Required task: Give the number of lines that contain the string "file", please, and nothing else.

Records for the task:
┄┄┄┄┄┄┄┄┄┄┄┄┄┄┄┄┄┄┄┄
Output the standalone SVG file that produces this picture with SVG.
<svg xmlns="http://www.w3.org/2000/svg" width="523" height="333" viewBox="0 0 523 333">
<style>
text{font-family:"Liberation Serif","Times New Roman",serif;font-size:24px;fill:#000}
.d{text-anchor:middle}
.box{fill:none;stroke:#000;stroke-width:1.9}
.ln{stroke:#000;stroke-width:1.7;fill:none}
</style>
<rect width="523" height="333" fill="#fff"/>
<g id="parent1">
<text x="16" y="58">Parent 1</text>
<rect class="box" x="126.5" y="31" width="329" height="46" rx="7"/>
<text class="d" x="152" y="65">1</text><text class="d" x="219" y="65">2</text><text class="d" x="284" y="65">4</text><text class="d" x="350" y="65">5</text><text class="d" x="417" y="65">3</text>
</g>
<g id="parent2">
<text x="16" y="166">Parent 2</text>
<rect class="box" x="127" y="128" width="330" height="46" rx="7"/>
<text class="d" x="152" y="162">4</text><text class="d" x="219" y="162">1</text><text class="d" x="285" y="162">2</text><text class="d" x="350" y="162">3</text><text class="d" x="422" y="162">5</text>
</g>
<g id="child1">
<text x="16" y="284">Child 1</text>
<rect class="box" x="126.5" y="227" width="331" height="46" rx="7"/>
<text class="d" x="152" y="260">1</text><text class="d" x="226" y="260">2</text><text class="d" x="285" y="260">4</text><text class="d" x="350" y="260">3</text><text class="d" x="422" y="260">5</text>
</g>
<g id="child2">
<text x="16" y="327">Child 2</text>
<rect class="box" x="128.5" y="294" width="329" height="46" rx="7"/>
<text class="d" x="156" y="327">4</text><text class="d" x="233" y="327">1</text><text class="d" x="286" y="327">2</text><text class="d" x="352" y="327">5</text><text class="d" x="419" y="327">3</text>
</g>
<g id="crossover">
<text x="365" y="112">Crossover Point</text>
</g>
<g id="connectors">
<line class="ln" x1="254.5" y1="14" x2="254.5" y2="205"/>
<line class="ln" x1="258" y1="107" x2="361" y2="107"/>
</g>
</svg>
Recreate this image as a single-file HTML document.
┄┄┄┄┄┄┄┄┄┄┄┄┄┄┄┄┄┄┄┄
Solution for this task: 2